Cargo Container Shortages Raise PricesBy Jorge Ramos Zwanziger | Wed, 02/03/2021 - 18:37
Mexico-Asia maritime freight suffered significant variations throughout 2020. However, ever since September, shipments began registering figures over US$4,082 per 40ft equivalent unit (FEU), 186 percent higher than in the previous month when the price was around US$1,423. In December, prices reached US$6,014, reports T21. The price increase was felt not only in Mexico but globally. FEU prices from China to Europe are now twice from what they were a year ago, reports the Colombian Federation of Logistics Agents in International Commerce (FITAC). During the first fifteen days of December, the international market began trading above US$5,300 to levels of US$6,200 per FEU, reports T21.
Why Have Cargo Prices Increased?
In March 2020, when the world was forced into confinement by the spread of COVID-19, the global economy had to take a big breath. In terms of international trade, the sanitary measures countries implemented had different consequences in international logistics due to a reduction in the number of port workers, the closure of logistics agencies and the reduction of ships available, explains FITAC in a report.
However, in the case of China, the pause was not very long, as factories resumed activities shortly after. The country became the largest supplier of medical equipment. Between March and May 2020, China exported approximately 70.6 billion medical masks, reports FITAC. The problem, the federation explains, is that the international logistics supply chain did not have the capacity to keep up with China’s rhythm.
Shipping limitations and the decrease in exports from the US to China also contributed to a rise in prices. During the first nine months of 2020, container traffic from the US to China decreased by 14 percent, while container traffic from China to the US increased by 12 percent, reports FITAC.

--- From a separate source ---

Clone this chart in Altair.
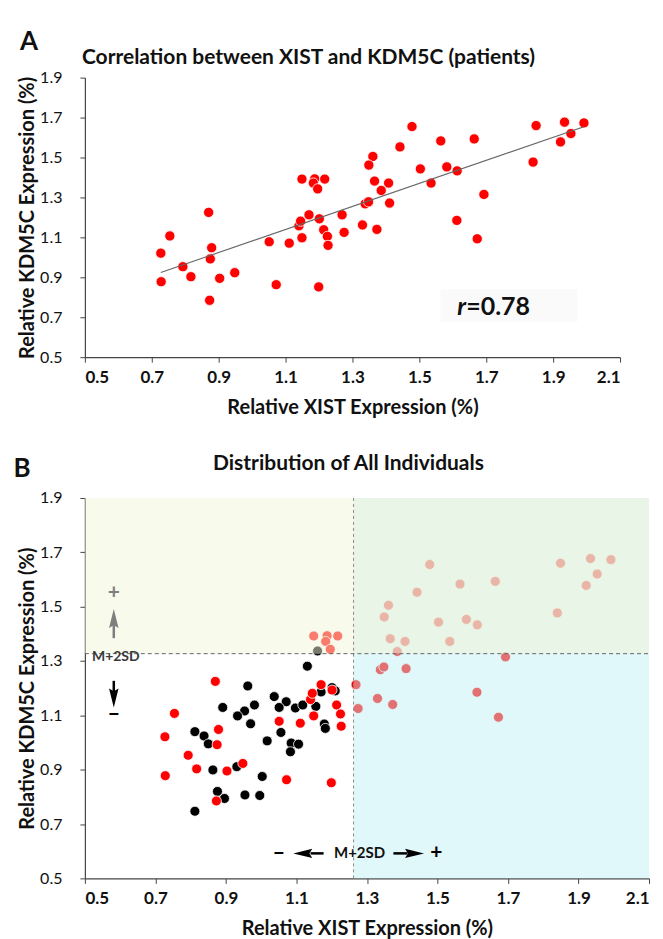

Sustained shortages led dry cargo prices to reach an all-time high of US$6,568 per FEU, reports T21. The Shanghai Containerized Freight Index (SCFI) ended 2020 trading at US$1,658.58 per container, which is a 60 percent increase over the previous year, reported T21. FITAC argues that researchers believe the problem can be solved between February and March 2021, depending on how vaccination goes and the different measures governments implement in the midst of the pandemic.